According to these models, humans are biologically, socially and hence psychologically motivated to address basic life needs, like physical security, prior to fulfilling other less-critical-to-life needs.

While Maslow felt the human mind was pretty much locked into this sequence (as amygdala hijacking would also suggest), Alderfer was less convinced. He suggested humans had both the capacity and potential to deviate from the needs hierarchy sequence when less important needs became overly frustrated. Still, it is safe to say Alderfer did not completely reject the view that as a general rule, people tend to sequentially move from existence needs to relatedness needs to growth needs.

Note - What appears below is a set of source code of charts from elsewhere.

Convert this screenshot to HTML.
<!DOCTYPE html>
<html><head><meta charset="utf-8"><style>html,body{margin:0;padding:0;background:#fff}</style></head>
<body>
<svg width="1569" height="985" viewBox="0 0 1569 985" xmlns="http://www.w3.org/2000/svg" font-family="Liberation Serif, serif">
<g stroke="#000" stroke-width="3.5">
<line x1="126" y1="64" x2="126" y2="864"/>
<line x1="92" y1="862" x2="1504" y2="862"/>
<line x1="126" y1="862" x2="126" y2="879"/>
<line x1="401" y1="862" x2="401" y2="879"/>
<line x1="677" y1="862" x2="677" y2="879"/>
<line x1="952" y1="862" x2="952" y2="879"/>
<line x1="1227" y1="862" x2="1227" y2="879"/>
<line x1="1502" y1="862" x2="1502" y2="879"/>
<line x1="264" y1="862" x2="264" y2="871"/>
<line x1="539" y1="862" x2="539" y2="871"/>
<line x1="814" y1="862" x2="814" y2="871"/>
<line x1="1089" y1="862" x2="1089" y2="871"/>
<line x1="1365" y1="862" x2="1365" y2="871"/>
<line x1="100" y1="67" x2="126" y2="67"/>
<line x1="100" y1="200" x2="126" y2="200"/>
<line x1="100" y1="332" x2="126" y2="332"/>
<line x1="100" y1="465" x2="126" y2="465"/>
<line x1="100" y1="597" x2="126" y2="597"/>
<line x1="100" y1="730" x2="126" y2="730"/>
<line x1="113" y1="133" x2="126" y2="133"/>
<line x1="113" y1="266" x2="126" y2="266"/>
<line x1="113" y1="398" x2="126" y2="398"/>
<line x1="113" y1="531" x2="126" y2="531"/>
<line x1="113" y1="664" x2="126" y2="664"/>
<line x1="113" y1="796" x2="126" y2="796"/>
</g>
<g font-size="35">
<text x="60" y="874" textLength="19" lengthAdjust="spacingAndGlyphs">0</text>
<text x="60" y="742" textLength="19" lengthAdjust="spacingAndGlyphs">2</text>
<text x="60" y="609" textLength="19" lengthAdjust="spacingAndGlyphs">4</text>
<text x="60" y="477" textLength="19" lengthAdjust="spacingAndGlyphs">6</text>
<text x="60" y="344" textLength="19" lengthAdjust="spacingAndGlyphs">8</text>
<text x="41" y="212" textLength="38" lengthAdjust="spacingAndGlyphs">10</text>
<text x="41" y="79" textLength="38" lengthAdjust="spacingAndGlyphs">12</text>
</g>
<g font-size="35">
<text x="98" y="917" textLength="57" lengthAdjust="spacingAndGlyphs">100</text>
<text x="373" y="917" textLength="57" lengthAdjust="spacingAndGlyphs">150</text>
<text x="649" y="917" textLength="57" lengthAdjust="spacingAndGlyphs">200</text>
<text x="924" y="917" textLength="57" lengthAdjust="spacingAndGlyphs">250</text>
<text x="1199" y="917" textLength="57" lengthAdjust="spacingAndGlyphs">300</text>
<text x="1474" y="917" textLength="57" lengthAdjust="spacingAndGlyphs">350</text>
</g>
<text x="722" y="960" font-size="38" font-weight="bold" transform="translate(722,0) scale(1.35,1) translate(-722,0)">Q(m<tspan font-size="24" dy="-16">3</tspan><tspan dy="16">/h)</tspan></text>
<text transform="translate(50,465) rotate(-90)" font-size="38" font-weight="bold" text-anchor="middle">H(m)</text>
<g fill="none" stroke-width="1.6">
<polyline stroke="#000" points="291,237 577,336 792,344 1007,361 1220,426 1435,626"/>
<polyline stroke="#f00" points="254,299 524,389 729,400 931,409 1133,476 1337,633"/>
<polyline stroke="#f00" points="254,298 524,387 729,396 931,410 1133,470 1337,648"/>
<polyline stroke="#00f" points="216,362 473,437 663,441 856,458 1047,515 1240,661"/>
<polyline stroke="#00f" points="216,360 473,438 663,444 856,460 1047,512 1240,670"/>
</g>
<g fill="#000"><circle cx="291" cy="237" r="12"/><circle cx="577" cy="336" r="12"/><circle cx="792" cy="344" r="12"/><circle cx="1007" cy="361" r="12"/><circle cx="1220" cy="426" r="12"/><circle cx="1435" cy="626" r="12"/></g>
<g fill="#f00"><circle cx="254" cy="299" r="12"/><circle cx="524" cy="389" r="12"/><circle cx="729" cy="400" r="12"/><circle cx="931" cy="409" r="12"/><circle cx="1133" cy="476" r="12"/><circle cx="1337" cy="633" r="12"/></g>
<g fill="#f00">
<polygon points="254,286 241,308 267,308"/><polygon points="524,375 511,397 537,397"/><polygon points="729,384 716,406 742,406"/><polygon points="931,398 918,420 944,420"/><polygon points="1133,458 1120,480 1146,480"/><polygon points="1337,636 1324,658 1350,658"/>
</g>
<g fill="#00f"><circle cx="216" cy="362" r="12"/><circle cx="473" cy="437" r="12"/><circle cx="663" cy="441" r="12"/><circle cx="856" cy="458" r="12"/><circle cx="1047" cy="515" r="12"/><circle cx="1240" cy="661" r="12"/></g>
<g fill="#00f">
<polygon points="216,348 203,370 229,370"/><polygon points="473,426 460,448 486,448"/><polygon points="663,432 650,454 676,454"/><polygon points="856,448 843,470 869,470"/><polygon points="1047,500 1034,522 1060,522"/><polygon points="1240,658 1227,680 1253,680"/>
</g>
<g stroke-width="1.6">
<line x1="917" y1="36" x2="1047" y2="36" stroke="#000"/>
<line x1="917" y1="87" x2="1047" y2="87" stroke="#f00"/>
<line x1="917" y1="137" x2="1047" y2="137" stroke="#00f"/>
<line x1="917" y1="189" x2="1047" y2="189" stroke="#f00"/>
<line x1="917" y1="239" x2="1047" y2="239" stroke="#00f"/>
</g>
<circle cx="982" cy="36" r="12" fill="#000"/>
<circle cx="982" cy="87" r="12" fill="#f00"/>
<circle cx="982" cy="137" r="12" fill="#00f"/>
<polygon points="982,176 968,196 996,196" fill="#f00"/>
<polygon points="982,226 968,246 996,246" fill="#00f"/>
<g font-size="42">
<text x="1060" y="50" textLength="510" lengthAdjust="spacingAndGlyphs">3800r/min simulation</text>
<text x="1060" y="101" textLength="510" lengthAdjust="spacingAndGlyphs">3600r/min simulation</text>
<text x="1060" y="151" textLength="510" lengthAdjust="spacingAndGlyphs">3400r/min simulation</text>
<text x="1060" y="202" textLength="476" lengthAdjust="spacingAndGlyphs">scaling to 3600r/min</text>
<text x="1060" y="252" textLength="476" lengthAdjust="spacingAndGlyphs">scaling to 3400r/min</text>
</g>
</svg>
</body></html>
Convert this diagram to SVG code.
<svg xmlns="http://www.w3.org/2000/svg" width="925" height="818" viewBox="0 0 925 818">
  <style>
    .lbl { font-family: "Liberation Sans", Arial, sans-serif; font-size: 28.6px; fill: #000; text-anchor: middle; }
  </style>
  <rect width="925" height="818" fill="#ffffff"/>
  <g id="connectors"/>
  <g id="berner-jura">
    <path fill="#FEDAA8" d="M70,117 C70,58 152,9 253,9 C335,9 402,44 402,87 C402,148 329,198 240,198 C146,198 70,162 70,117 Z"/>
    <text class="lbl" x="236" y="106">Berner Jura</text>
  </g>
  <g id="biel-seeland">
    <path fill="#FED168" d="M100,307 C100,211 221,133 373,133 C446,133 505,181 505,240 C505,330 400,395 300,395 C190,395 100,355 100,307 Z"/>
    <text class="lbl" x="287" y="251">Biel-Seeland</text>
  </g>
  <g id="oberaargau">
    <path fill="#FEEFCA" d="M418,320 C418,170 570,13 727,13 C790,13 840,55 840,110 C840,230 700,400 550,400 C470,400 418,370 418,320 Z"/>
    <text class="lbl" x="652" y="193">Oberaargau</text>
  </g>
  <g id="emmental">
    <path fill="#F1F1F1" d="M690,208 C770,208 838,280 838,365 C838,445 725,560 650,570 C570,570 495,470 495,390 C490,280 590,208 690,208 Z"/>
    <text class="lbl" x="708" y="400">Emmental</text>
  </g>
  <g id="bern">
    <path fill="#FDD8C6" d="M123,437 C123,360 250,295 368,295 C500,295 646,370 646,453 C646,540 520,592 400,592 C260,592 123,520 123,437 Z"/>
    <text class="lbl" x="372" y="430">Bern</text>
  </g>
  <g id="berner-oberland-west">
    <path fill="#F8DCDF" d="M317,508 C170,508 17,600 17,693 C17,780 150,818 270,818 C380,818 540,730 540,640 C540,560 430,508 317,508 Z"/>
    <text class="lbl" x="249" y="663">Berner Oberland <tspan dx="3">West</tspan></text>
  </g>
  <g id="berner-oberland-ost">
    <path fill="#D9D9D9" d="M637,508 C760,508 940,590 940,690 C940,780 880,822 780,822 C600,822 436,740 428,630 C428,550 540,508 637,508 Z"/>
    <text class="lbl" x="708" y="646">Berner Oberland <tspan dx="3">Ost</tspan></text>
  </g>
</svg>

In sum, the two theorists only differ in terms of degree, but not in terms of substance.

Where Alderfer’s and Maslow’s models become especially relevant to Victimization Theory is in how need hierarchy sequences impacted the evolution of the brain. How much time an organism spends fulfilling one or more particular needs can affect the function-to-structure dynamic. This is especially the case when it came to brain development, as neuroplasticity research would suggest.